Federal Judge Expresses “Preliminary Intent” To Appoint Special Master To Review Mar-a-Lago Documents

The federal judge overseeing President Donald Trump’s legal action against Joe Biden’s Department of Justice entered an order on Saturday saying she has “preliminary intent” to appoint a special master in the case as requested by Trump.

A special master is an independent legal officer appointed by a court in cases where the judge hearing a case needs technical assistance. President Trump has specifically requested that an independent person be appointed to conduct a review of the documents seized by the FBI earlier this month when executing the search warrant requested by Attorney General Merrick Garland.

U.S. District Judge Aileen M. Cannon of the U.S. District Court for the Southern District of Florida said in her order that while she is inclined to appoint a special master, a final decision will not be made until after a hearing at which both sides can be heard.

She has scheduled a hearing for that purpose on Thursday afternoon, September 1, at the West Palm Beach federal courthouse. She has also directed the parties to file additional briefs and supporting documents for their arguments during the week in advance of the hearing.

The judge also ordered the DOJ attorneys to file, under seal, a “more detailed receipt” before Thursday’s hearing setting out the specific items and documents that were seized by FBI agents at Trump’s residence.

Judge Cannon was appointed to the federal bench by President Trump in 2020.

Trump’s legal team filed additional papers on Friday evening reiterating their request for the appointment of a special master. That came soon after a highly redacted version of the affidavit filed in support of Garland’s request for the search warrant was released to the public.

U.S. Magistrate Judge Bruce E. Reinhart had ordered the release of the affidavit with the redactions requested by the DOJ. He is the same magistrate who approved the search warrant issued August 5.

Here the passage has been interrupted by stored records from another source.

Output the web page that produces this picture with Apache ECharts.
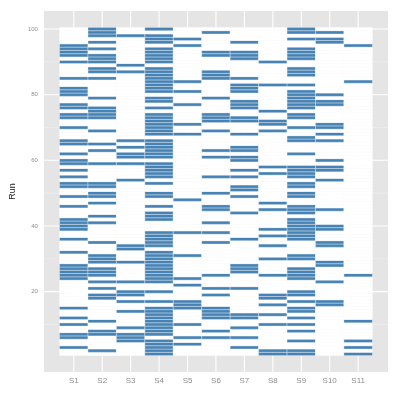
<!DOCTYPE html>
<html>
<head>
<meta charset="utf-8">
<script src="https://cdn.jsdelivr.net/npm/echarts@6/dist/echarts.min.js"></script>
<style>
  html, body { margin: 0; padding: 0; background: #fff; }
  #chart { width: 399px; height: 399px; }
</style>
</head>
<body>
<div id="chart"></div>
<script>
// samples on the x axis
var samples = ['S1', 'S2', 'S3', 'S4', 'S5', 'S6', 'S7', 'S8', 'S9', 'S10', 'S11'];
var runCount = 100;

// runs marked for each sample
var runsS1 = [95, 94, 93, 92, 90, 85, 82, 81, 80, 77, 76, 74, 73, 70, 66, 65, 62, 60, 59, 57, 55, 53, 52, 49, 46, 42, 41, 40, 39, 36, 32, 28, 27, 26, 25, 24, 15, 12, 10, 7, 6, 3];
var runsS2 = [100, 99, 98, 96, 94, 92, 91, 90, 88, 87, 85, 79, 76, 75, 74, 73, 69, 65, 63, 59, 53, 52, 50, 49, 47, 43, 41, 35, 31, 30, 29, 27, 26, 25, 23, 21, 19, 18, 11, 8, 7, 2];
var runsS3 = [98, 89, 87, 66, 64, 62, 61, 59, 54, 34, 33, 29, 23, 20, 19, 17, 14, 9, 7, 6, 5];
var runsS4 = [100, 98, 97, 96, 94, 93, 92, 91, 90, 88, 87, 86, 85, 84, 83, 82, 81, 79, 78, 76, 74, 73, 72, 71, 70, 69, 68, 66, 65, 64, 63, 62, 61, 59, 58, 57, 56, 55, 53, 50, 49, 46, 44, 43, 42, 38, 37, 36, 35, 34, 32, 31, 30, 29, 28, 27, 26, 25, 24, 23, 20, 17, 15, 14, 13, 12, 11, 10, 9, 8, 7, 5, 4, 3, 2, 1];
var runsS5 = [97, 95, 84, 81, 77, 71, 68, 48, 38, 31, 24, 22, 17, 16, 15, 10, 6, 4];
var runsS6 = [99, 93, 92, 87, 86, 85, 79, 74, 73, 72, 69, 63, 61, 55, 50, 46, 45, 41, 38, 35, 25, 21, 19, 15, 14, 13, 12, 8, 6];
var runsS7 = [96, 93, 92, 91, 85, 83, 82, 81, 78, 77, 76, 73, 72, 68, 64, 63, 61, 60, 57, 55, 52, 51, 49, 44, 36, 28, 27, 26, 21, 13, 12, 9, 6, 3];
var runsS8 = [90, 83, 75, 72, 71, 69, 58, 56, 47, 45, 39, 37, 34, 30, 25, 19, 18, 16, 13, 10, 2, 1];
var runsS9 = [100, 99, 97, 94, 93, 92, 91, 88, 87, 86, 83, 81, 80, 79, 78, 77, 76, 74, 73, 70, 67, 66, 62, 58, 57, 56, 55, 53, 52, 50, 49, 46, 45, 44, 42, 41, 40, 39, 38, 37, 36, 31, 30, 27, 26, 25, 24, 20, 19, 17, 15, 14, 12, 10, 8, 5, 2, 1];
var runsS10 = [99, 97, 96, 80, 78, 77, 71, 70, 68, 66, 60, 58, 57, 54, 45, 40, 39, 35, 34, 29, 28, 23, 17, 16];
var runsS11 = [95, 84, 25, 11, 5, 3, 1];

var yTicks = [20, 40, 60, 80, 100];
var yMinor = [10, 30, 50, 70, 90];

var allRuns = [runsS1, runsS2, runsS3, runsS4, runsS5, runsS6, runsS7, runsS8, runsS9, runsS10, runsS11];

// one tile per sample and run: 1 = marked, 0 = empty
var tiles = [];
for (var i = 0; i < samples.length; i++) {
  for (var r = 1; r <= runCount; r++) {
    tiles.push([i + 1, r, allRuns[i].indexOf(r) >= 0 ? 1 : 0]);
  }
}

var xPos = samples.map(function (s, i) { return i + 1; });

// panel grid lines: [0 = horizontal / 1 = vertical, value, major?]
var gridLines = [];
yTicks.forEach(function (v) { gridLines.push([0, v, 1]); });
yMinor.forEach(function (v) { gridLines.push([0, v, 0]); });
xPos.forEach(function (v) { gridLines.push([1, v, 1]); });

function renderGridLine(params, api) {
  var vertical = api.value(0) === 1, v = api.value(1);
  var cs = params.coordSys;
  var a;
  if (vertical) {
    a = api.coord([v, 0]);
    return {
      type: 'line',
      shape: { x1: a[0], y1: cs.y, x2: a[0], y2: cs.y + cs.height },
      style: { stroke: '#ffffff', lineWidth: 1.1 }
    };
  }
  a = api.coord([0, v]);
  return {
    type: 'line',
    shape: { x1: cs.x, y1: a[1], x2: cs.x + cs.width, y2: a[1] },
    style: { stroke: api.value(2) ? '#ffffff' : '#f2f2f2', lineWidth: api.value(2) ? 1.1 : 0.5 }
  };
}

function renderTile(params, api) {
  var x = api.value(0), y = api.value(1);
  var p0 = api.coord([x - 0.5, y + 0.5]);
  var p1 = api.coord([x + 0.5, y - 0.5]);
  return {
    type: 'rect',
    shape: { x: p0[0], y: p0[1], width: p1[0] - p0[0], height: p1[1] - p0[1] },
    style: {
      fill: api.value(2) ? '#4682B4' : '#ffffff',
      stroke: 'rgba(255,255,255,0.7)',
      lineWidth: 0.5
    }
  };
}

var chart = echarts.init(document.getElementById('chart'));
var option = {
  animation: false,
  textStyle: { fontFamily: 'Liberation Sans' },
  grid: {
    left: 31, top: 11, right: 11, bottom: 27,
    show: true,
    backgroundColor: '#E5E5E5',
    borderWidth: 0
  },
  xAxis: {
    type: 'value',
    min: -0.05,
    max: 12.05,
    axisLine: { show: false },
    axisTick: { show: false },
    splitLine: { show: false },
    axisLabel: {
      customValues: xPos,
      margin: 5,
      fontSize: 8,
      color: '#8c8c8c',
      formatter: function (v) { return samples[Math.round(v) - 1] || ''; }
    }
  },
  yAxis: {
    type: 'value',
    min: -4.5,
    max: 105.5,
    name: 'Run',
    nameLocation: 'middle',
    nameGap: 18,
    nameTextStyle: { fontSize: 9, color: '#222' },
    axisLine: { show: false },
    axisTick: { show: false },
    splitLine: { show: false },
    axisLabel: {
      customValues: yTicks,
      margin: 6,
      fontSize: 6,
      color: '#8c8c8c'
    }
  },
  series: [
    {
      type: 'custom',
      z: 1,
      silent: true,
      renderItem: renderGridLine,
      data: gridLines
    },
    {
      type: 'custom',
      z: 2,
      silent: true,
      renderItem: renderTile,
      data: tiles
    }
  ]
};
chart.setOption(option);
</script>
</body>
</html>
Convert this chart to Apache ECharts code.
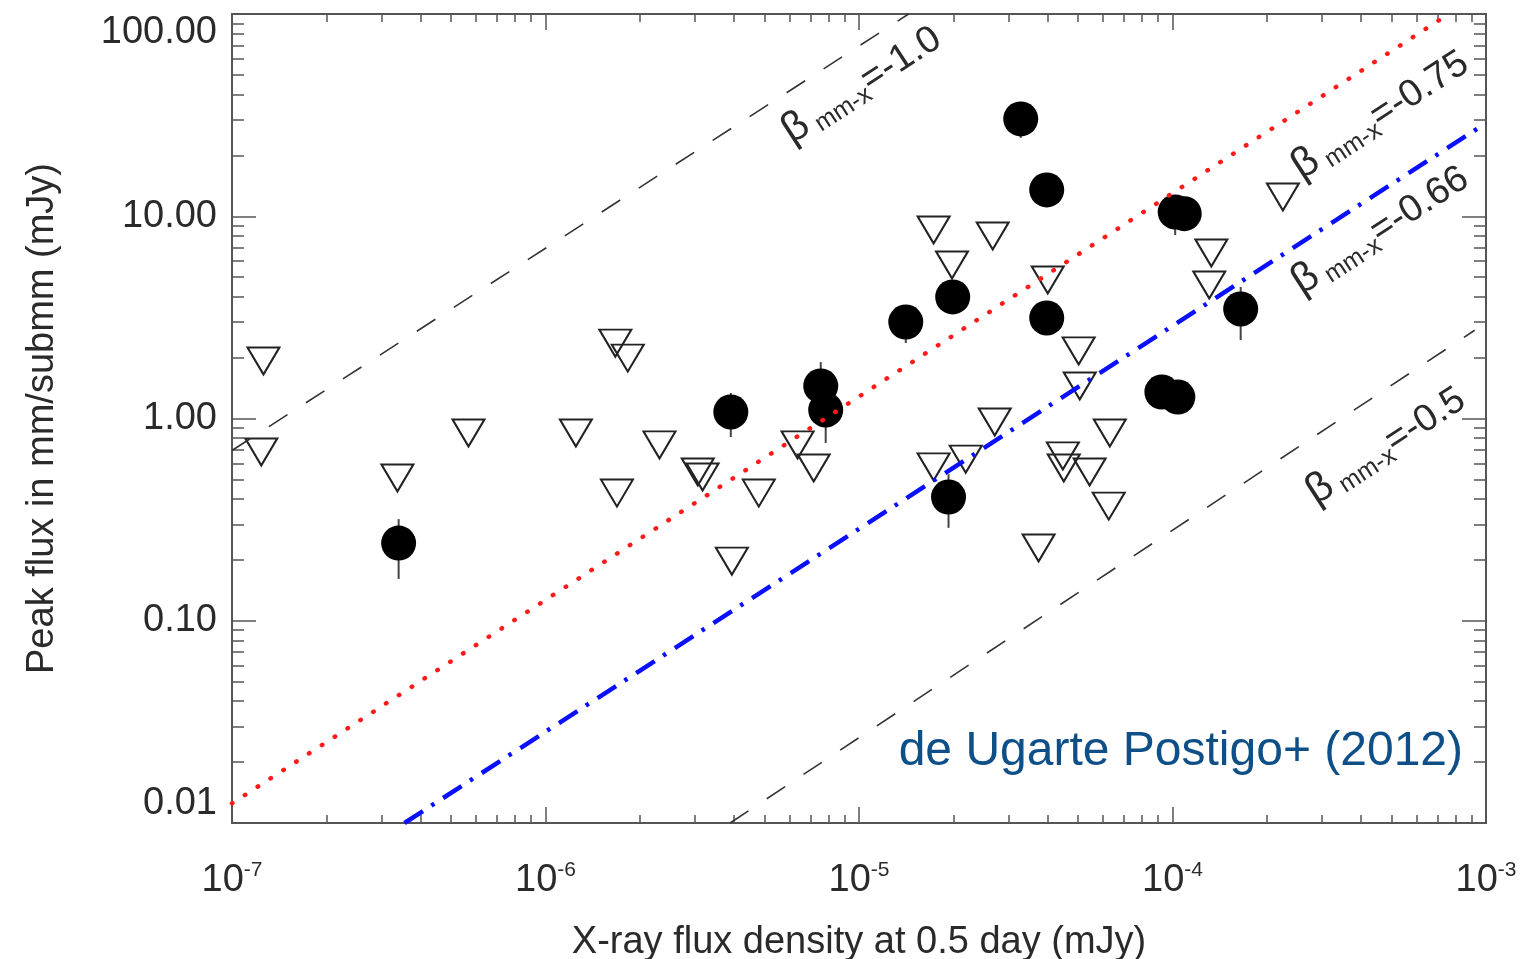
<!DOCTYPE html>
<html lang="en">

<head>
    <meta charset="UTF-8">
    <title>Peak flux vs X-ray flux</title>
    <style>
        html, body {
            margin: 0;
            padding: 0;
            background: #fff;
        }

        #chart {
            width: 1532px;
            height: 959px;
        }
    </style>
</head>

<body>
    <div id="chart"></div>
    <script src="https://cdn.jsdelivr.net/npm/echarts@6/dist/echarts.min.js"></script>
    <script>
        // detections (filled circles) with error bars
        var detX = [3.40e-7, 3.90e-6, 7.55e-6, 7.83e-6, 1.41e-5, 1.99e-5, 1.93e-5, 3.28e-5, 3.97e-5, 3.97e-5, 1.02e-4, 1.09e-4, 9.25e-5, 1.04e-4, 1.65e-4];
        var detY = [0.242, 1.077, 1.448, 1.102, 3.00, 3.99, 0.409, 30.3, 13.5, 3.14, 10.5, 10.3, 1.352, 1.277, 3.48];
        var detLo = [0.161, 0.810, 1.10, 0.757, 2.36, 3.60, 0.288, 24.4, 12.2, 2.85, 8.07, 8.6, 1.18, 1.12, 2.44];
        var detHi = [0.318, 1.337, 1.90, 1.447, 3.64, 4.40, 0.53, 36.2, 14.8, 3.43, 12.7, 12.0, 1.52, 1.43, 4.47];

        // upper limits (open triangles)
        var limX = [1.26e-7, 1.24e-7, 3.37e-7, 5.68e-7, 1.25e-6, 1.67e-6, 1.83e-6, 2.31e-6, 1.69e-6, 3.06e-6, 3.17e-6,
            4.79e-6, 3.93e-6, 6.37e-6, 7.17e-6, 1.73e-5, 2.67e-5, 1.98e-5, 4.00e-5, 5.02e-5, 5.06e-5, 2.71e-5,
            2.19e-5, 1.73e-5, 6.31e-5, 4.47e-5, 4.50e-5, 5.44e-5, 6.26e-5, 3.74e-5, 1.33e-4, 1.31e-4, 2.25e-4];
        var limY = [1.925, 0.683, 0.508, 0.848, 0.848, 2.36, 1.99, 0.740, 0.428, 0.544, 0.514,
            0.428, 0.197, 0.740, 0.569, 8.55, 7.99, 5.74, 4.84, 2.16, 1.448, 0.961,
            0.630, 0.576, 0.848, 0.653, 0.569, 0.544, 0.369, 0.229, 6.58, 4.57, 12.45];

        // guide lines, end points
        var lineBeta100 = [[1e-7, 0.695], [1.44e-5, 100]];
        var lineBeta075 = [[1e-7, 0.0125], [7.6e-4, 100]];
        var lineBeta066 = [[3.55e-7, 0.01], [1e-3, 28.9]];
        var lineBeta050 = [[3.88e-6, 0.01], [9.2e-4, 2.73]];

        // where the beta labels sit (data coords) and their text
        var betaLabelPos = [[1.02e-5, 44.5], [4.6e-4, 31.6], [4.6e-4, 8.5], [4.8e-4, 0.73]];
        var betaValues = ['-1.0', '-0.75', '-0.66', '-0.5'];

        // tick values
        var xMajor = [1e-7, 1e-6, 1e-5, 1e-4, 1e-3];
        var yMajor = [0.01, 0.1, 1, 10, 100];
        var minorSteps = [2, 3, 4, 5, 6, 7, 8, 9];

        function minorTicks(decades) {
            var out = [];
            for (var i = 0; i < decades.length - 1; i++) {
                for (var j = 0; j < minorSteps.length; j++) {
                    out.push(decades[i] * minorSteps[j]);
                }
            }
            return out;
        }
        var xMinor = minorTicks(xMajor);
        var yMinor = minorTicks(yMajor);

        var font = 'Liberation Sans';
        var axisColor = '#555';
        var textColor = '#2a2a2a';

        function xAxisDef(pos, major) {
            return {
                type: 'log',
                position: pos,
                min: 1e-7,
                max: 1e-3,
                logBase: 10,
                axisLine: { show: true, lineStyle: { color: axisColor, width: 2 } },
                axisTick: {
                    show: true,
                    inside: true,
                    length: major ? 16 : 8,
                    customValues: major ? xMajor : xMinor,
                    lineStyle: { color: axisColor, width: 1.5 }
                },
                axisLabel: { show: false },
                splitLine: { show: false }
            };
        }

        function yAxisDef(pos, major) {
            return {
                type: 'log',
                position: pos,
                min: 0.01,
                max: 100,
                logBase: 10,
                axisLine: { show: true, lineStyle: { color: axisColor, width: 2 } },
                axisTick: {
                    show: true,
                    inside: true,
                    length: major ? 24 : 12,
                    customValues: major ? yMajor : yMinor,
                    lineStyle: { color: axisColor, width: 1.5 }
                },
                axisLabel: { show: false },
                splitLine: { show: false }
            };
        }

        var xBottom = xAxisDef('bottom', true);
        xBottom.axisLabel = {
            show: true,
            customValues: xMajor,
            margin: 37,
            color: textColor,
            fontFamily: font,
            formatter: function (v) {
                return '{b|10}{e|' + Math.round(Math.log10(v)) + '}';
            },
            rich: {
                b: { fontSize: 38, lineHeight: 40, verticalAlign: 'bottom', color: textColor, fontFamily: font },
                e: { fontSize: 21, lineHeight: 22, verticalAlign: 'top', color: textColor, fontFamily: font }
            }
        };
        xBottom.name = 'X-ray flux density at 0.5 day (mJy)';
        xBottom.nameLocation = 'middle';
        xBottom.nameGap = 101;
        xBottom.nameTextStyle = { fontSize: 38, color: textColor, fontFamily: font };

        var yLeft = yAxisDef('left', true);
        yLeft.axisLabel = {
            show: true,
            customValues: yMajor,
            margin: 15,
            fontSize: 38,
            color: textColor,
            fontFamily: font,
            verticalAlignMinLabel: 'bottom',
            verticalAlignMaxLabel: 'top',
            formatter: function (v) {
                return v.toFixed(2);
            }
        };
        yLeft.name = 'Peak flux in mm/submm (mJy)';
        yLeft.nameLocation = 'middle';
        yLeft.nameGap = 170;
        yLeft.nameTextStyle = { fontSize: 38, color: textColor, fontFamily: font };

        var triangle = 'path://M0,0 L32,0 L16,27 Z';

        var chart = echarts.init(document.getElementById('chart'), null, { renderer: 'canvas' });
        var option = {
            backgroundColor: '#fff',
            animation: false,
            grid: { left: 232, right: 46, top: 14, bottom: 136, containLabel: false, outerBoundsMode: 'none' },
            xAxis: [xBottom, xAxisDef('bottom', false), xAxisDef('top', true), xAxisDef('top', false)],
            yAxis: [yLeft, yAxisDef('left', false), yAxisDef('right', true), yAxisDef('right', false)],
            graphic: [{
                type: 'text',
                x: 1463,
                y: 752,
                style: {
                    text: 'de Ugarte Postigo+ (2012)',
                    fill: '#0e4f87',
                    font: '48px "Liberation Sans"',
                    align: 'right',
                    verticalAlign: 'middle'
                }
            }],
            series: [{
                type: 'custom',
                name: 'errors',
                xAxisIndex: 0,
                yAxisIndex: 0,
                data: detX.map(function (x, i) { return [x, detLo[i], detHi[i]]; }),
                encode: { x: 0, y: [1, 2] },
                renderItem: function (params, api) {
                    var lo = api.coord([api.value(0), api.value(1)]);
                    var hi = api.coord([api.value(0), api.value(2)]);
                    return {
                        type: 'line',
                        shape: { x1: lo[0], y1: lo[1], x2: hi[0], y2: hi[1] },
                        style: { stroke: '#444', lineWidth: 2 }
                    };
                },
                z: 1
            }, {
                type: 'scatter',
                name: 'upper limits',
                symbol: triangle,
                symbolSize: [32, 27],
                itemStyle: { color: 'rgba(0,0,0,0)', borderColor: '#222', borderWidth: 2, opacity: 1 },
                data: limX.map(function (x, i) { return [x, limY[i]]; }),
                z: 2
            }, {
                type: 'scatter',
                name: 'detections',
                symbol: 'circle',
                symbolSize: 35,
                itemStyle: { color: '#000', opacity: 1 },
                data: detX.map(function (x, i) { return [x, detY[i]]; }),
                z: 3
            }, {
                type: 'line',
                data: lineBeta100,
                showSymbol: false,
                lineStyle: { color: '#333', width: 1.6, type: [22, 22] },
                z: 4
            }, {
                type: 'line',
                data: lineBeta050,
                showSymbol: false,
                lineStyle: { color: '#333', width: 1.6, type: [22, 22] },
                z: 4
            }, {
                type: 'line',
                data: lineBeta075,
                showSymbol: false,
                lineStyle: { color: '#ff1a1a', width: 4.5, type: [0.5, 14.8], cap: 'round' },
                z: 4
            }, {
                type: 'line',
                data: lineBeta066,
                showSymbol: false,
                lineStyle: { color: '#0a10ff', width: 4.5, type: [22, 10, 3.5, 10.5] },
                z: 4
            }, {
                type: 'scatter',
                name: 'beta labels',
                symbolSize: 0,
                silent: true,
                itemStyle: { opacity: 1 },
                data: betaLabelPos.map(function (p, i) {
                    return { value: p, label: { formatter: '{b|β}{s| mm-x}{t|=' + betaValues[i] + '}' } };
                }),
                label: {
                    show: true,
                    position: 'inside',
                    rotate: 33,
                    color: textColor,
                    rich: {
                        b: { fontSize: 42, lineHeight: 46, verticalAlign: 'middle', color: textColor, fontFamily: font },
                        s: { fontSize: 25, lineHeight: 26, verticalAlign: 'bottom', color: textColor, fontFamily: font },
                        t: { fontSize: 38, lineHeight: 46, verticalAlign: 'middle', color: textColor, fontFamily: font }
                    }
                },
                z: 5
            }]
        };
        chart.setOption(option);
    </script>
</body>

</html>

From the parts of the affidavit that were not redacted, it appears that the government claimed it had “probable cause to believe” that Trump was in possession of additional records that contained classified information.

The appointment of special masters is not unusual in cases involving documents that involve disputed claims of privilege. Courts often appoint experienced neutral attorneys or retired judges to review materials and make recommendations to the judge.

President Trump’s attorneys are arguing that at least some of the documents seized by the government are protected by executive privilege that attached at the time Trump was still in office.